Trabzon
Özdemir, 2005 yılında babasının kullandığı otomobilin Trabzon Havalimanı mevkisinde takla attığı kazada yaralandı. Hastanede tedavi altına alınan Özdemir, tüm müdahalelere rağmen belindeki sinirlerin hasar görmesi sebebiyle yürüme yetisini kaybetti.
O dönemde özel bir okulda öğretmenlik yapan Özdemir, yaklaşık 10 sene süren ameliyatlar ve tedavi sürecinden ötürü çok sevdiği mesleğini bırakmak zorunda kaldı.

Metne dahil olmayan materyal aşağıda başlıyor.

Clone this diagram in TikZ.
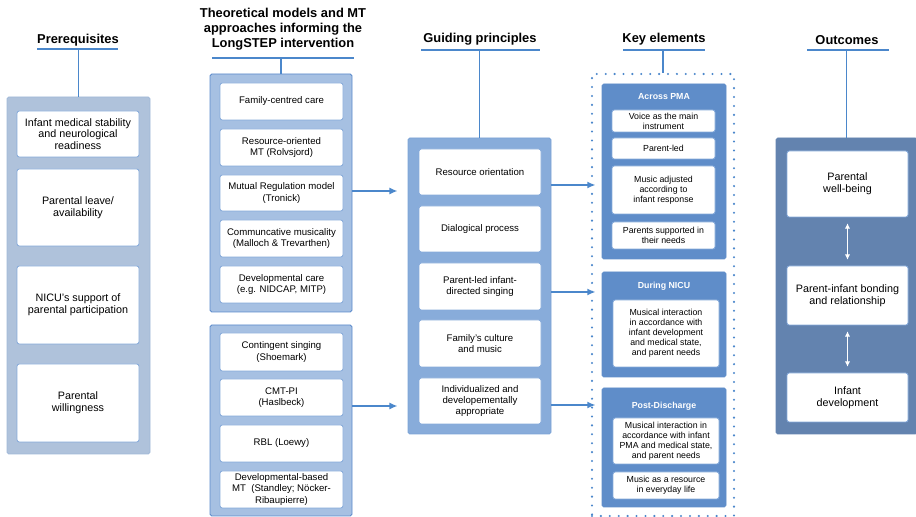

Tedavileri büyük ölçüde tamamlandıktan sonra kendini psikolojik anlamda öğretmenlik yapmaya hazır hisseden Özdemir, 2020'de Engelli Kamu Personeli Seçme Sınavına (EKPSS) girdi.
Özdemir, sınav sonucuna göre yapılan atamayla Ocak 2022'de Pelitli Şehit Kadir Tuncer İlkokulu'nda göreve başladı.

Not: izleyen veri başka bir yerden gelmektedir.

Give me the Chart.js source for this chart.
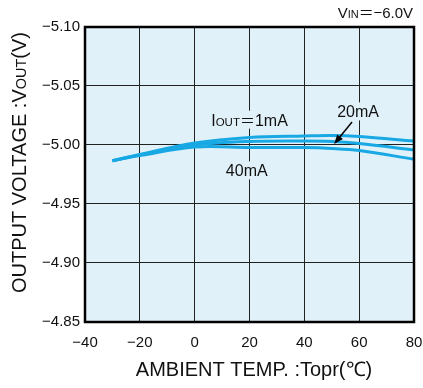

2-B sınıfının öğretmeni 39 yaşındaki Özdemir, AA muhabirine, öğrencilerini çok sevdiğini, hepsini kendi çocuğu gibi gördüğünü söyledi.
Öğretmenliğe dönmek için uzun yıllar beklediğini belirten Özdemir, "Kaza sürecinde çevremdekiler, 'Öğretmenliğe dönsen senin için iyi olur.' dedi. Ama çocuklar için iyi olabileceğini o dönem düşünmüyordum. Çünkü mental olarak buna hazır değildim. Sadece okulu, çocukları kendime terapi olarak göremezdim. Ben hakkıyla bu işi yapabileceğime inandığım zaman geri dönmeye karar verdim. 2 yıldır görev yapıyorum." dedi.

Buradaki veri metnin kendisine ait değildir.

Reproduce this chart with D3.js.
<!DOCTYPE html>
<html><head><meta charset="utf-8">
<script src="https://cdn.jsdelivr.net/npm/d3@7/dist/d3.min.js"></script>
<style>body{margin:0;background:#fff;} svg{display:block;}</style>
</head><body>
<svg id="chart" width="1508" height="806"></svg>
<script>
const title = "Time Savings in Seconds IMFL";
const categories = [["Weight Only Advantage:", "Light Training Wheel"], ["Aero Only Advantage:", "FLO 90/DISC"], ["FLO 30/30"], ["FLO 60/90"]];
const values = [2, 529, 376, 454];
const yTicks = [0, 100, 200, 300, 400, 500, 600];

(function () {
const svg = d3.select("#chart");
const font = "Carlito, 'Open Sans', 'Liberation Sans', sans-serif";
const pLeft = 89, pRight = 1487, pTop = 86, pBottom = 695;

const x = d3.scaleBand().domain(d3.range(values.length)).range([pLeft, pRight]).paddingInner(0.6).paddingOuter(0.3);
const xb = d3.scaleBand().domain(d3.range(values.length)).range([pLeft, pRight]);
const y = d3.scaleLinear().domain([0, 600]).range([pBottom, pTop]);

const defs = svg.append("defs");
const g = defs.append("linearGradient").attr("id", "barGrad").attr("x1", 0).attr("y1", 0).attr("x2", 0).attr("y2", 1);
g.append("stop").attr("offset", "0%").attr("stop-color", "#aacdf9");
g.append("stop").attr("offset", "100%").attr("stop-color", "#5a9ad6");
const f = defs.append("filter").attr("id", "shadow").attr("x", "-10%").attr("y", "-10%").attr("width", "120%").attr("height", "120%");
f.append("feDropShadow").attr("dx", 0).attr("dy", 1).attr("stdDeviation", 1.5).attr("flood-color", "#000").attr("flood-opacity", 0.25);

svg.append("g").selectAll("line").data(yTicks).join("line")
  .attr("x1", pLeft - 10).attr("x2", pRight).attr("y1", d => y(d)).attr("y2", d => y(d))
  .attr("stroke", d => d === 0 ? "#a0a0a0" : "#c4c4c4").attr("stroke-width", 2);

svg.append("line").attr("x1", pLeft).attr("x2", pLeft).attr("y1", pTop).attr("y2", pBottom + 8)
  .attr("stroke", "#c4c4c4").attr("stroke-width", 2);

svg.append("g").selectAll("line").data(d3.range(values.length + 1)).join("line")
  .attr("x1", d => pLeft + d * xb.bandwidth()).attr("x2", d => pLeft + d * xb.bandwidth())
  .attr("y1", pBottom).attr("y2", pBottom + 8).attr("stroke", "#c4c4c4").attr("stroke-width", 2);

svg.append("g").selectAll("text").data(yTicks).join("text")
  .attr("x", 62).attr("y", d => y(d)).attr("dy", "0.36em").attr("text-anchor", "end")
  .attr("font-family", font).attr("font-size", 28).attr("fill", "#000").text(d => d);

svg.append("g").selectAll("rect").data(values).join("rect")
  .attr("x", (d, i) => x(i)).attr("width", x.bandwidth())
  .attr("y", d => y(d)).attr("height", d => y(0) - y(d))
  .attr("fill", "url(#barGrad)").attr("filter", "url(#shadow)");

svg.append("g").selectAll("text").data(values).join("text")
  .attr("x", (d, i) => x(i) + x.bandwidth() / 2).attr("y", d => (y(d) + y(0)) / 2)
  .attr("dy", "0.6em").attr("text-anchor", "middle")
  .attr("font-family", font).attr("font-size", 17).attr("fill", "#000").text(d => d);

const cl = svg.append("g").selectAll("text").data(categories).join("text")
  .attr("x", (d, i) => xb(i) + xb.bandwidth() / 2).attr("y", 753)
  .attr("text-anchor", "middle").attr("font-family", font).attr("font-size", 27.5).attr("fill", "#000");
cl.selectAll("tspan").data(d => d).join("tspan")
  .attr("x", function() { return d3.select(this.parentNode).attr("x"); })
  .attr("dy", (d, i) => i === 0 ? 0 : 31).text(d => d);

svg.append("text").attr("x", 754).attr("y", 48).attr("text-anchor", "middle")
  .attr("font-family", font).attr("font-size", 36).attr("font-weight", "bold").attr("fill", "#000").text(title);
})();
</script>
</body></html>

Özdemir, okuldaki engelli rampaları ve fiziki yapının hayatını kolaylaştırdığını ifade ederek, öğrenci ve velilerin hiçbir zaman farklı tutum içine girmediğini, her şeyin olağan akışında gittiğini anlattı.
"Özlemiştik birbirimizi, güzel bir kavuşma yaşadık"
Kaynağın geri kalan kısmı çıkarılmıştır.